=== SUPPLIED MATERIAL ===

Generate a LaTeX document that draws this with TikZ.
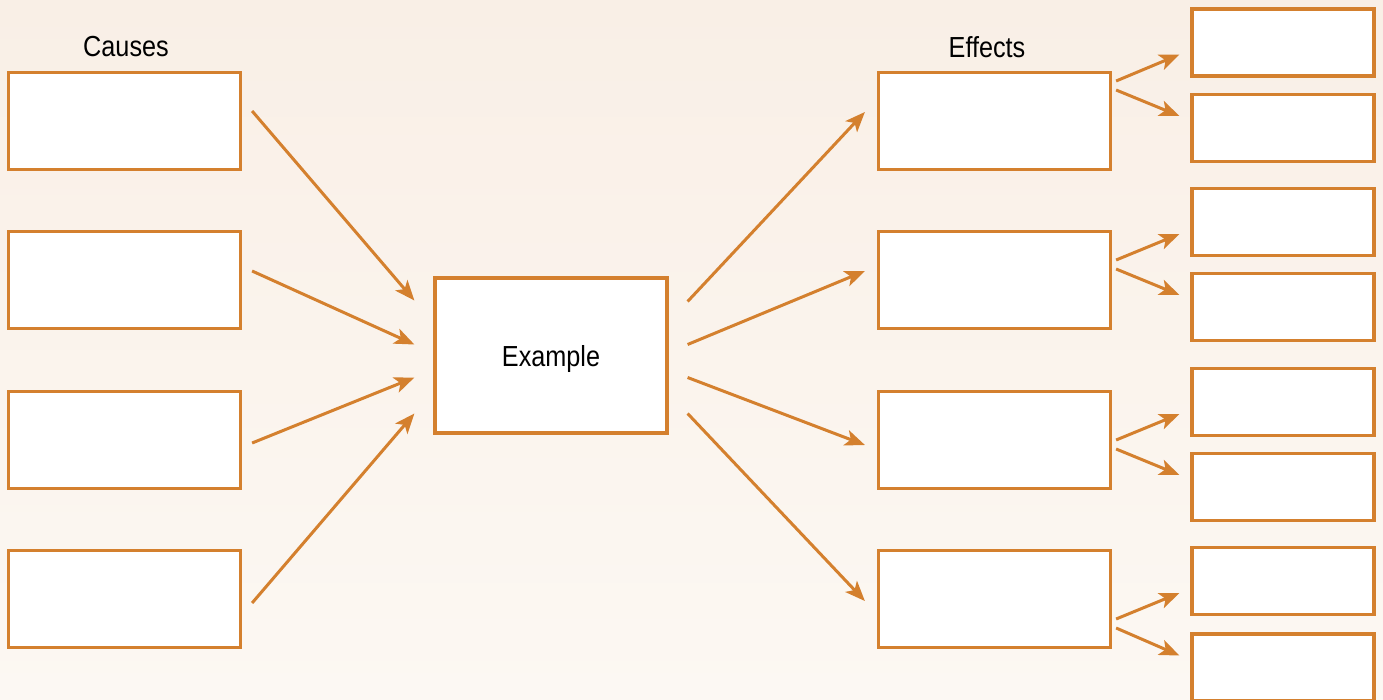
\documentclass[tikz,border=0pt]{standalone}
\usepackage{fontspec}
\setmainfont{Liberation Sans}[FakeStretch=0.87]
\usepackage{xcolor}
\usetikzlibrary{arrows.meta}

\definecolor{boxorange}{HTML}{D4802E}
\definecolor{bgtop}{HTML}{F9EFE6}
\definecolor{bgbottom}{HTML}{FCF8F3}

\tikzset{
  box/.style={draw=boxorange, line width=3.2pt, fill=white, inner sep=0pt},
  bigbox/.style={box, minimum width=232pt, minimum height=97pt},
  smallbox/.style={box, minimum width=182pt, minimum height=67pt},
  arr/.style={draw=boxorange, line width=3pt, -{Stealth[length=20pt,width=16pt,inset=5pt]}},
  label/.style={font=\fontsize{29}{34}\selectfont}
}

\begin{document}
\begin{tikzpicture}[x=1pt,y=-1pt]
\useasboundingbox (0,0) rectangle (1383,699);
\shade[top color=bgtop, bottom color=bgbottom] (0,0) rectangle (1383,699);

% causes
\node[label] (causes) at (126,47) {Causes};
\node[bigbox] (c1) at (124.5,121) {};
\node[bigbox] (c2) at (124.5,280) {};
\node[bigbox] (c3) at (124.5,440) {};
\node[bigbox] (c4) at (124.5,599) {};

% example
\node[box, minimum width=232pt, minimum height=155pt, label, text depth=0pt] (ex) at (551,355.5) {Example};

% effects
\node[label] (effects) at (987,47) {Effects};
\node[bigbox] (e1) at (994.5,121) {};
\node[bigbox] (e2) at (994.5,280) {};
\node[bigbox] (e3) at (994.5,440) {};
\node[bigbox] (e4) at (994.5,599) {};

% further effects
\node[smallbox] (s1) at (1283,42.5) {};
\node[smallbox] (s2) at (1283,128) {};
\node[smallbox] (s3) at (1283,222) {};
\node[smallbox] (s4) at (1283,307) {};
\node[smallbox] (s5) at (1283,402) {};
\node[smallbox] (s6) at (1283,487) {};
\node[smallbox] (s7) at (1283,581) {};
\node[smallbox] (s8) at (1283,667.5) {};

% causes -> example
\draw[arr] ([xshift=10pt,yshift=10pt]c1.east) -- ([xshift=-19pt,yshift=55pt]ex.west);
\draw[arr] ([xshift=10pt,yshift=9pt]c2.east) -- ([xshift=-19pt,yshift=11pt]ex.west);
\draw[arr] ([xshift=10pt,yshift=-3pt]c3.east) -- ([xshift=-19pt,yshift=-22pt]ex.west);
\draw[arr] ([xshift=10pt,yshift=-4pt]c4.east) -- ([xshift=-19pt,yshift=-58pt]ex.west);

% example -> effects
\draw[arr] ([xshift=19pt,yshift=54pt]ex.east) -- ([xshift=-12pt,yshift=9pt]e1.west);
\draw[arr] ([xshift=19pt,yshift=11pt]ex.east) -- ([xshift=-12pt,yshift=9pt]e2.west);
\draw[arr] ([xshift=19pt,yshift=-22pt]ex.east) -- ([xshift=-12pt,yshift=-5pt]e3.west);
\draw[arr] ([xshift=19pt,yshift=-58pt]ex.east) -- ([xshift=-12pt,yshift=-2pt]e4.west);

% effects -> further effects
\draw[arr] ([xshift=4pt,yshift=40pt]e1.east) -- ([xshift=-11pt,yshift=-12pt]s1.west);
\draw[arr] ([xshift=4pt,yshift=31pt]e1.east) -- ([xshift=-11pt,yshift=12pt]s2.west);
\draw[arr] ([xshift=4pt,yshift=20pt]e2.east) -- ([xshift=-11pt,yshift=-12pt]s3.west);
\draw[arr] ([xshift=4pt,yshift=11pt]e2.east) -- ([xshift=-11pt,yshift=12pt]s4.west);
\draw[arr] ([xshift=4pt,yshift=0pt]e3.east) -- ([xshift=-11pt,yshift=-12pt]s5.west);
\draw[arr] ([xshift=4pt,yshift=-9pt]e3.east) -- ([xshift=-11pt,yshift=12pt]s6.west);
\draw[arr] ([xshift=4pt,yshift=-20pt]e4.east) -- ([xshift=-11pt,yshift=-12pt]s7.west);
\draw[arr] ([xshift=4pt,yshift=-29pt]e4.east) -- ([xshift=-11pt,yshift=12pt]s8.west);
\end{tikzpicture}
\end{document}
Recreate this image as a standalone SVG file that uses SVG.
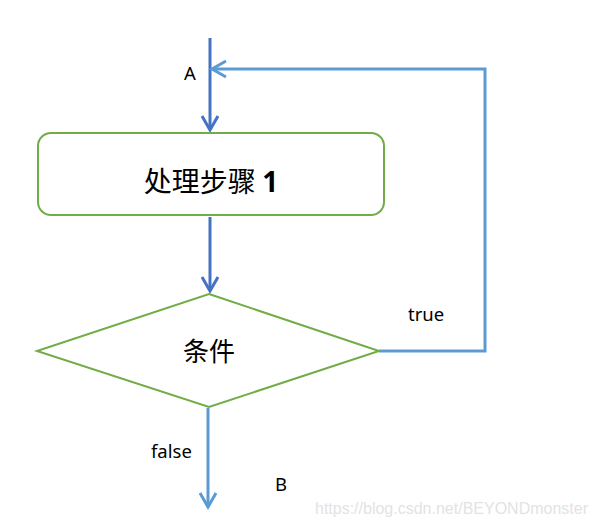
<svg xmlns="http://www.w3.org/2000/svg" width="598" height="527" viewBox="0 0 598 527">
<style>
.node{fill:#fff;stroke:#70AD47;stroke-width:2}
.c1{stroke:#4472C4;stroke-width:3;fill:none}
.c2{stroke:#5B9BD5;stroke-width:3;fill:none}
.lbl{font-family:"Noto Sans CJK SC","Noto Sans",sans-serif;fill:#000}
.small{font-family:"Noto Sans","Open Sans",sans-serif;font-size:18.5px;fill:#000}
</style>
<rect width="598" height="527" fill="#fff"/>
<g id="connectors">
<path class="c1" d="M210,38 V130"/>
<path class="c1" d="M202,116 L210,130 L218,116"/>
<path class="c1" d="M210,217 V291"/>
<path class="c1" d="M202,277 L210,291 L218,277"/>
<path class="c2" d="M379,351 H485 V69 H212"/>
<path class="c2" d="M226,61 L212,69 L226,77"/>
<path class="c2" d="M208,408 V507"/>
<path class="c2" d="M200,493 L208,507 L216,493"/>
<text class="small" x="184" y="80">A</text>
<text class="small" x="408" y="321">true</text>
<text class="small" x="151" y="458">false</text>
<text class="small" x="275" y="491">B</text>
</g>
<g id="step1">
<rect class="node" x="38" y="133" width="346" height="82" rx="13"/>
<text class="lbl" font-size="28" x="211" y="192" text-anchor="middle">处理步骤 <tspan font-family="'Noto Sans',sans-serif" font-weight="bold">1</tspan></text>
</g>
<g id="cond">
<polygon class="node" points="209,294 379,351 209,407 37,351"/>
<text class="lbl" font-size="26" x="209" y="361" text-anchor="middle">条件</text>
</g>
<text x="588" y="514" text-anchor="end" font-family="'Liberation Sans',Arial,sans-serif" font-size="16" fill="#e3e3e3">https://blog.csdn.net/BEYONDmonster</text>
</svg>
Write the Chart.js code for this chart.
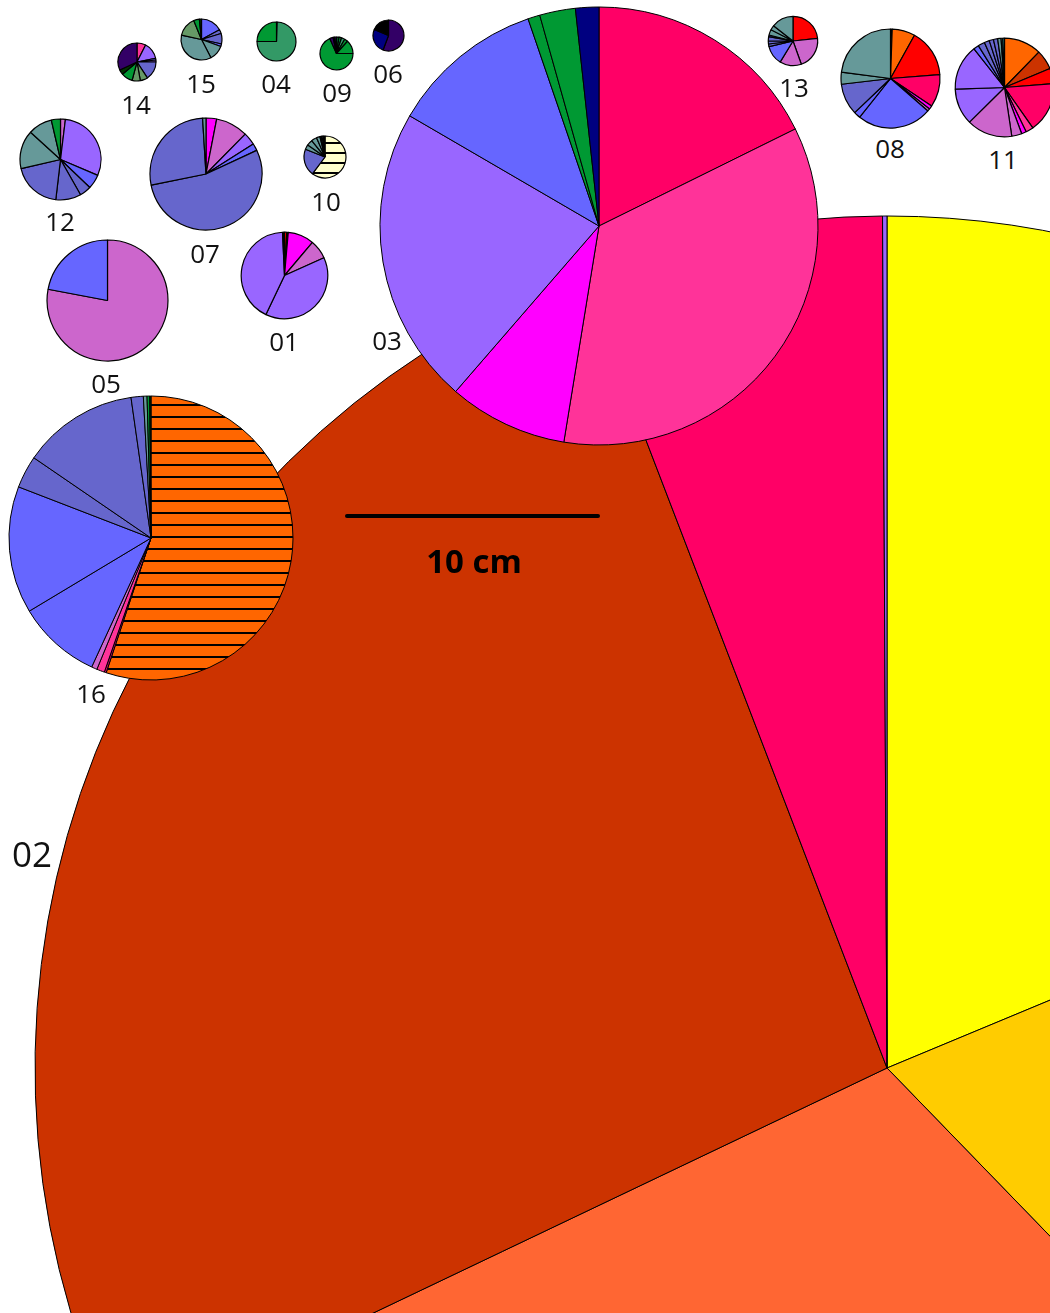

===

SET TASK: Write out the listing above exactly as it stands, pictures excluded.

SOLUTION TO THIS EXERCISE:
Generate a LaTeX document that draws this with TikZ.
\documentclass[tikz,border=0pt]{standalone}
\usepackage{fontspec}
\setmainfont{Liberation Sans}[FakeStretch=0.87]
\usepackage{xcolor}
\usetikzlibrary{arrows.meta}

\definecolor{boxorange}{HTML}{D4802E}
\definecolor{bgtop}{HTML}{F9EFE6}
\definecolor{bgbottom}{HTML}{FCF8F3}

\tikzset{
  box/.style={draw=boxorange, line width=3.2pt, fill=white, inner sep=0pt},
  bigbox/.style={box, minimum width=232pt, minimum height=97pt},
  smallbox/.style={box, minimum width=182pt, minimum height=67pt},
  arr/.style={draw=boxorange, line width=3pt, -{Stealth[length=20pt,width=16pt,inset=5pt]}},
  label/.style={font=\fontsize{29}{34}\selectfont}
}

\begin{document}
\begin{tikzpicture}[x=1pt,y=-1pt]
\useasboundingbox (0,0) rectangle (1383,699);
\shade[top color=bgtop, bottom color=bgbottom] (0,0) rectangle (1383,699);

% causes
\node[label] (causes) at (126,47) {Causes};
\node[bigbox] (c1) at (124.5,121) {};
\node[bigbox] (c2) at (124.5,280) {};
\node[bigbox] (c3) at (124.5,440) {};
\node[bigbox] (c4) at (124.5,599) {};

% example
\node[box, minimum width=232pt, minimum height=155pt, label, text depth=0pt] (ex) at (551,355.5) {Example};

% effects
\node[label] (effects) at (987,47) {Effects};
\node[bigbox] (e1) at (994.5,121) {};
\node[bigbox] (e2) at (994.5,280) {};
\node[bigbox] (e3) at (994.5,440) {};
\node[bigbox] (e4) at (994.5,599) {};

% further effects
\node[smallbox] (s1) at (1283,42.5) {};
\node[smallbox] (s2) at (1283,128) {};
\node[smallbox] (s3) at (1283,222) {};
\node[smallbox] (s4) at (1283,307) {};
\node[smallbox] (s5) at (1283,402) {};
\node[smallbox] (s6) at (1283,487) {};
\node[smallbox] (s7) at (1283,581) {};
\node[smallbox] (s8) at (1283,667.5) {};

% causes -> example
\draw[arr] ([xshift=10pt,yshift=10pt]c1.east) -- ([xshift=-19pt,yshift=55pt]ex.west);
\draw[arr] ([xshift=10pt,yshift=9pt]c2.east) -- ([xshift=-19pt,yshift=11pt]ex.west);
\draw[arr] ([xshift=10pt,yshift=-3pt]c3.east) -- ([xshift=-19pt,yshift=-22pt]ex.west);
\draw[arr] ([xshift=10pt,yshift=-4pt]c4.east) -- ([xshift=-19pt,yshift=-58pt]ex.west);

% example -> effects
\draw[arr] ([xshift=19pt,yshift=54pt]ex.east) -- ([xshift=-12pt,yshift=9pt]e1.west);
\draw[arr] ([xshift=19pt,yshift=11pt]ex.east) -- ([xshift=-12pt,yshift=9pt]e2.west);
\draw[arr] ([xshift=19pt,yshift=-22pt]ex.east) -- ([xshift=-12pt,yshift=-5pt]e3.west);
\draw[arr] ([xshift=19pt,yshift=-58pt]ex.east) -- ([xshift=-12pt,yshift=-2pt]e4.west);

% effects -> further effects
\draw[arr] ([xshift=4pt,yshift=40pt]e1.east) -- ([xshift=-11pt,yshift=-12pt]s1.west);
\draw[arr] ([xshift=4pt,yshift=31pt]e1.east) -- ([xshift=-11pt,yshift=12pt]s2.west);
\draw[arr] ([xshift=4pt,yshift=20pt]e2.east) -- ([xshift=-11pt,yshift=-12pt]s3.west);
\draw[arr] ([xshift=4pt,yshift=11pt]e2.east) -- ([xshift=-11pt,yshift=12pt]s4.west);
\draw[arr] ([xshift=4pt,yshift=0pt]e3.east) -- ([xshift=-11pt,yshift=-12pt]s5.west);
\draw[arr] ([xshift=4pt,yshift=-9pt]e3.east) -- ([xshift=-11pt,yshift=12pt]s6.west);
\draw[arr] ([xshift=4pt,yshift=-20pt]e4.east) -- ([xshift=-11pt,yshift=-12pt]s7.west);
\draw[arr] ([xshift=4pt,yshift=-29pt]e4.east) -- ([xshift=-11pt,yshift=12pt]s8.west);
\end{tikzpicture}
\end{document}
Recreate this image as a standalone SVG file that uses SVG.
<svg xmlns="http://www.w3.org/2000/svg" width="598" height="527" viewBox="0 0 598 527">
<style>
.node{fill:#fff;stroke:#70AD47;stroke-width:2}
.c1{stroke:#4472C4;stroke-width:3;fill:none}
.c2{stroke:#5B9BD5;stroke-width:3;fill:none}
.lbl{font-family:"Noto Sans CJK SC","Noto Sans",sans-serif;fill:#000}
.small{font-family:"Noto Sans","Open Sans",sans-serif;font-size:18.5px;fill:#000}
</style>
<rect width="598" height="527" fill="#fff"/>
<g id="connectors">
<path class="c1" d="M210,38 V130"/>
<path class="c1" d="M202,116 L210,130 L218,116"/>
<path class="c1" d="M210,217 V291"/>
<path class="c1" d="M202,277 L210,291 L218,277"/>
<path class="c2" d="M379,351 H485 V69 H212"/>
<path class="c2" d="M226,61 L212,69 L226,77"/>
<path class="c2" d="M208,408 V507"/>
<path class="c2" d="M200,493 L208,507 L216,493"/>
<text class="small" x="184" y="80">A</text>
<text class="small" x="408" y="321">true</text>
<text class="small" x="151" y="458">false</text>
<text class="small" x="275" y="491">B</text>
</g>
<g id="step1">
<rect class="node" x="38" y="133" width="346" height="82" rx="13"/>
<text class="lbl" font-size="28" x="211" y="192" text-anchor="middle">处理步骤 <tspan font-family="'Noto Sans',sans-serif" font-weight="bold">1</tspan></text>
</g>
<g id="cond">
<polygon class="node" points="209,294 379,351 209,407 37,351"/>
<text class="lbl" font-size="26" x="209" y="361" text-anchor="middle">条件</text>
</g>
<text x="588" y="514" text-anchor="end" font-family="'Liberation Sans',Arial,sans-serif" font-size="16" fill="#e3e3e3">https://blog.csdn.net/BEYONDmonster</text>
</svg>
Write the Chart.js code for this chart.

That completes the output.